Stored items:
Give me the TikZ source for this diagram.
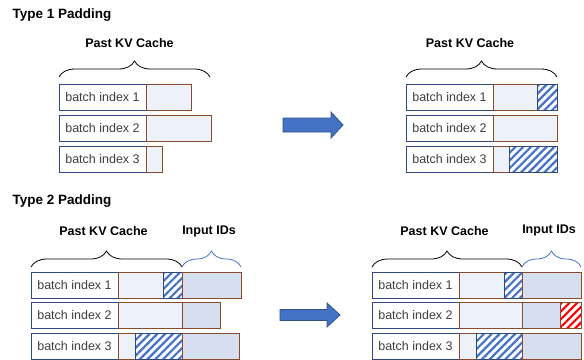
\documentclass[tikz,border=0pt]{standalone}
\usepackage{fontspec}
\setmainfont{Liberation Sans}
\usetikzlibrary{positioning,decorations.pathreplacing,patterns.meta}
\definecolor{navy}{HTML}{2F4A7A}
\definecolor{kvedge}{HTML}{8A4B2A}
\definecolor{kvfill}{HTML}{EDF1F9}
\definecolor{idsfill}{HTML}{D6DFF0}
\definecolor{padblue}{HTML}{4472C4}
\definecolor{arrowedge}{HTML}{2F528F}
\definecolor{txtgray}{HTML}{3F3F3F}
\tikzset{
  cell/.style={draw, line width=1pt, minimum height=26pt, inner sep=0pt, outer sep=0pt},
  idx/.style={cell, draw=navy, fill=white, minimum width=87pt, text=txtgray,
    font=\fontsize{12.5}{13}\selectfont},
  kv/.style={cell, draw=kvedge, fill=kvfill},
  ids/.style={cell, draw=kvedge, fill=idsfill},
  pad/.style={cell, draw=navy, pattern={Lines[angle=45,distance=5.5pt,line width=2.2pt]}, pattern color=padblue},
  padred/.style={cell, draw=kvedge, pattern={Lines[angle=45,distance=5.5pt,line width=2.2pt]}, pattern color=red},
  brc/.style={decorate, decoration={brace, amplitude=16pt}, line width=0.8pt},
  hdr/.style={font=\bfseries\fontsize{12.5}{14}\selectfont},
  ttl/.style={anchor=west, font=\bfseries\fontsize{13.5}{15}\selectfont},
  bigarrow/.style={fill=padblue, draw=arrowedge, line width=0.8pt},
}
\begin{document}
\begin{tikzpicture}[x=1pt,y=-1pt]
\useasboundingbox (0,0) rectangle (584,359);
\clip (0,0) rectangle (584,359);

% type 1
\node[ttl] (t1) at (9,15) {Type 1 Padding};

\node[hdr] (h1) at (129.5,43) {Past KV Cache};
\coordinate (bl1) at (59,77);
\coordinate (br1) at (210,77);
\draw[brc] (bl1) -- (br1);

\node[idx, anchor=north west] (a1) at (59,84) {batch index 1};
\node[kv, minimum width=45pt, right=0pt of a1] (b1) {};
\node[idx, anchor=north west] (a2) at (59,115) {batch index 2};
\node[kv, minimum width=65pt, right=0pt of a2] (b2) {};
\node[idx, anchor=north west] (a3) at (59,146) {batch index 3};
\node[kv, minimum width=16pt, right=0pt of a3] (b3) {};

\draw[bigarrow] (283,118) -- (331,118) -- (331,112) -- (343,125)
  -- (331,138) -- (331,132) -- (283,132) -- cycle;

\node[hdr] (h2) at (470,43) {Past KV Cache};
\coordinate (bl2) at (406,77);
\coordinate (br2) at (557,77);
\draw[brc] (bl2) -- (br2);

\node[idx, anchor=north west] (c1) at (406,84) {batch index 1};
\node[kv, minimum width=44pt, right=0pt of c1] (d1) {};
\node[pad, minimum width=20pt, right=0pt of d1] (e1) {};
\node[idx, anchor=north west] (c2) at (406,115) {batch index 2};
\node[kv, minimum width=64pt, right=0pt of c2] (d2) {};
\node[idx, anchor=north west] (c3) at (406,146) {batch index 3};
\node[kv, minimum width=16pt, right=0pt of c3] (d3) {};
\node[pad, minimum width=48pt, right=0pt of d3] (e3) {};

% type 2
\node[ttl] (t2) at (9,201) {Type 2 Padding};

\node[hdr] (h3) at (103.5,231) {Past KV Cache};
\node[hdr] (h4) at (209,231) {Input IDs};
\coordinate (bl3) at (31,267);
\coordinate (bm3) at (182,267);
\coordinate (br3) at (241,267);
\draw[brc] (bl3) -- (bm3);
\draw[brc, padblue] (bm3) -- (br3);

\node[idx, anchor=north west] (f1) at (31,272) {batch index 1};
\node[kv, minimum width=45pt, right=0pt of f1] (g1) {};
\node[pad, minimum width=19pt, right=0pt of g1] (p1) {};
\node[ids, minimum width=59pt, right=0pt of p1] (i1) {};
\node[idx, anchor=north west] (f2) at (31,302.5) {batch index 2};
\node[kv, minimum width=64pt, right=0pt of f2] (g2) {};
\node[ids, minimum width=38pt, right=0pt of g2] (i2) {};
\node[idx, anchor=north west] (f3) at (31,333) {batch index 3};
\node[kv, minimum width=17pt, right=0pt of f3] (g3) {};
\node[pad, minimum width=47pt, right=0pt of g3] (p3) {};
\node[ids, minimum width=57pt, right=0pt of p3] (i3) {};

\draw[bigarrow] (280,309.5) -- (327,309.5) -- (327,303) -- (340,315)
  -- (327,327) -- (327,320.5) -- (280,320.5) -- cycle;

\node[hdr] (h5) at (444.5,231) {Past KV Cache};
\node[hdr] (h6) at (549,230) {Input IDs};
\coordinate (bl4) at (372,267);
\coordinate (bm4) at (522,267);
\coordinate (br4) at (581,267);
\draw[brc] (bl4) -- (bm4);
\draw[brc, padblue] (bm4) -- (br4);

\node[idx, anchor=north west] (m1) at (372,272) {batch index 1};
\node[kv, minimum width=45pt, right=0pt of m1] (n1) {};
\node[pad, minimum width=18pt, right=0pt of n1] (q1) {};
\node[ids, minimum width=59pt, right=0pt of q1] (r1) {};
\node[idx, anchor=north west] (m2) at (372,302.5) {batch index 2};
\node[kv, minimum width=63pt, right=0pt of m2] (n2) {};
\node[ids, minimum width=38pt, right=0pt of n2] (r2) {};
\node[padred, minimum width=21pt, right=0pt of r2] (s2) {};
\node[idx, anchor=north west] (m3) at (372,333) {batch index 3};
\node[kv, minimum width=17pt, right=0pt of m3] (n3) {};
\node[pad, minimum width=46pt, right=0pt of n3] (q3) {};
\node[ids, minimum width=59pt, right=0pt of q3] (r3) {};
\end{tikzpicture}
\end{document}
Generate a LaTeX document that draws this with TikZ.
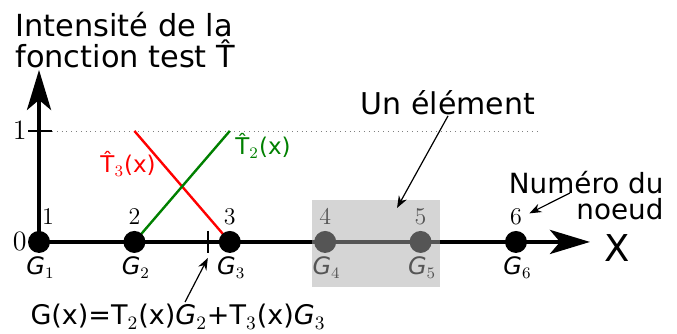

Set problem
Set down the lines of the records above exactly, apart from the pictures.

Result of this task
Give me the TikZ source for this diagram.
\documentclass[tikz,border=0pt]{standalone}
\usepackage{fontspec}
\setmainfont{Liberation Sans}
\usetikzlibrary{positioning,decorations.pathreplacing,patterns.meta}
\definecolor{navy}{HTML}{2F4A7A}
\definecolor{kvedge}{HTML}{8A4B2A}
\definecolor{kvfill}{HTML}{EDF1F9}
\definecolor{idsfill}{HTML}{D6DFF0}
\definecolor{padblue}{HTML}{4472C4}
\definecolor{arrowedge}{HTML}{2F528F}
\definecolor{txtgray}{HTML}{3F3F3F}
\tikzset{
  cell/.style={draw, line width=1pt, minimum height=26pt, inner sep=0pt, outer sep=0pt},
  idx/.style={cell, draw=navy, fill=white, minimum width=87pt, text=txtgray,
    font=\fontsize{12.5}{13}\selectfont},
  kv/.style={cell, draw=kvedge, fill=kvfill},
  ids/.style={cell, draw=kvedge, fill=idsfill},
  pad/.style={cell, draw=navy, pattern={Lines[angle=45,distance=5.5pt,line width=2.2pt]}, pattern color=padblue},
  padred/.style={cell, draw=kvedge, pattern={Lines[angle=45,distance=5.5pt,line width=2.2pt]}, pattern color=red},
  brc/.style={decorate, decoration={brace, amplitude=16pt}, line width=0.8pt},
  hdr/.style={font=\bfseries\fontsize{12.5}{14}\selectfont},
  ttl/.style={anchor=west, font=\bfseries\fontsize{13.5}{15}\selectfont},
  bigarrow/.style={fill=padblue, draw=arrowedge, line width=0.8pt},
}
\begin{document}
\begin{tikzpicture}[x=1pt,y=-1pt]
\useasboundingbox (0,0) rectangle (584,359);
\clip (0,0) rectangle (584,359);

% type 1
\node[ttl] (t1) at (9,15) {Type 1 Padding};

\node[hdr] (h1) at (129.5,43) {Past KV Cache};
\coordinate (bl1) at (59,77);
\coordinate (br1) at (210,77);
\draw[brc] (bl1) -- (br1);

\node[idx, anchor=north west] (a1) at (59,84) {batch index 1};
\node[kv, minimum width=45pt, right=0pt of a1] (b1) {};
\node[idx, anchor=north west] (a2) at (59,115) {batch index 2};
\node[kv, minimum width=65pt, right=0pt of a2] (b2) {};
\node[idx, anchor=north west] (a3) at (59,146) {batch index 3};
\node[kv, minimum width=16pt, right=0pt of a3] (b3) {};

\draw[bigarrow] (283,118) -- (331,118) -- (331,112) -- (343,125)
  -- (331,138) -- (331,132) -- (283,132) -- cycle;

\node[hdr] (h2) at (470,43) {Past KV Cache};
\coordinate (bl2) at (406,77);
\coordinate (br2) at (557,77);
\draw[brc] (bl2) -- (br2);

\node[idx, anchor=north west] (c1) at (406,84) {batch index 1};
\node[kv, minimum width=44pt, right=0pt of c1] (d1) {};
\node[pad, minimum width=20pt, right=0pt of d1] (e1) {};
\node[idx, anchor=north west] (c2) at (406,115) {batch index 2};
\node[kv, minimum width=64pt, right=0pt of c2] (d2) {};
\node[idx, anchor=north west] (c3) at (406,146) {batch index 3};
\node[kv, minimum width=16pt, right=0pt of c3] (d3) {};
\node[pad, minimum width=48pt, right=0pt of d3] (e3) {};

% type 2
\node[ttl] (t2) at (9,201) {Type 2 Padding};

\node[hdr] (h3) at (103.5,231) {Past KV Cache};
\node[hdr] (h4) at (209,231) {Input IDs};
\coordinate (bl3) at (31,267);
\coordinate (bm3) at (182,267);
\coordinate (br3) at (241,267);
\draw[brc] (bl3) -- (bm3);
\draw[brc, padblue] (bm3) -- (br3);

\node[idx, anchor=north west] (f1) at (31,272) {batch index 1};
\node[kv, minimum width=45pt, right=0pt of f1] (g1) {};
\node[pad, minimum width=19pt, right=0pt of g1] (p1) {};
\node[ids, minimum width=59pt, right=0pt of p1] (i1) {};
\node[idx, anchor=north west] (f2) at (31,302.5) {batch index 2};
\node[kv, minimum width=64pt, right=0pt of f2] (g2) {};
\node[ids, minimum width=38pt, right=0pt of g2] (i2) {};
\node[idx, anchor=north west] (f3) at (31,333) {batch index 3};
\node[kv, minimum width=17pt, right=0pt of f3] (g3) {};
\node[pad, minimum width=47pt, right=0pt of g3] (p3) {};
\node[ids, minimum width=57pt, right=0pt of p3] (i3) {};

\draw[bigarrow] (280,309.5) -- (327,309.5) -- (327,303) -- (340,315)
  -- (327,327) -- (327,320.5) -- (280,320.5) -- cycle;

\node[hdr] (h5) at (444.5,231) {Past KV Cache};
\node[hdr] (h6) at (549,230) {Input IDs};
\coordinate (bl4) at (372,267);
\coordinate (bm4) at (522,267);
\coordinate (br4) at (581,267);
\draw[brc] (bl4) -- (bm4);
\draw[brc, padblue] (bm4) -- (br4);

\node[idx, anchor=north west] (m1) at (372,272) {batch index 1};
\node[kv, minimum width=45pt, right=0pt of m1] (n1) {};
\node[pad, minimum width=18pt, right=0pt of n1] (q1) {};
\node[ids, minimum width=59pt, right=0pt of q1] (r1) {};
\node[idx, anchor=north west] (m2) at (372,302.5) {batch index 2};
\node[kv, minimum width=63pt, right=0pt of m2] (n2) {};
\node[ids, minimum width=38pt, right=0pt of n2] (r2) {};
\node[padred, minimum width=21pt, right=0pt of r2] (s2) {};
\node[idx, anchor=north west] (m3) at (372,333) {batch index 3};
\node[kv, minimum width=17pt, right=0pt of m3] (n3) {};
\node[pad, minimum width=46pt, right=0pt of n3] (q3) {};
\node[ids, minimum width=59pt, right=0pt of q3] (r3) {};
\end{tikzpicture}
\end{document}
Generate a LaTeX document that draws this with TikZ.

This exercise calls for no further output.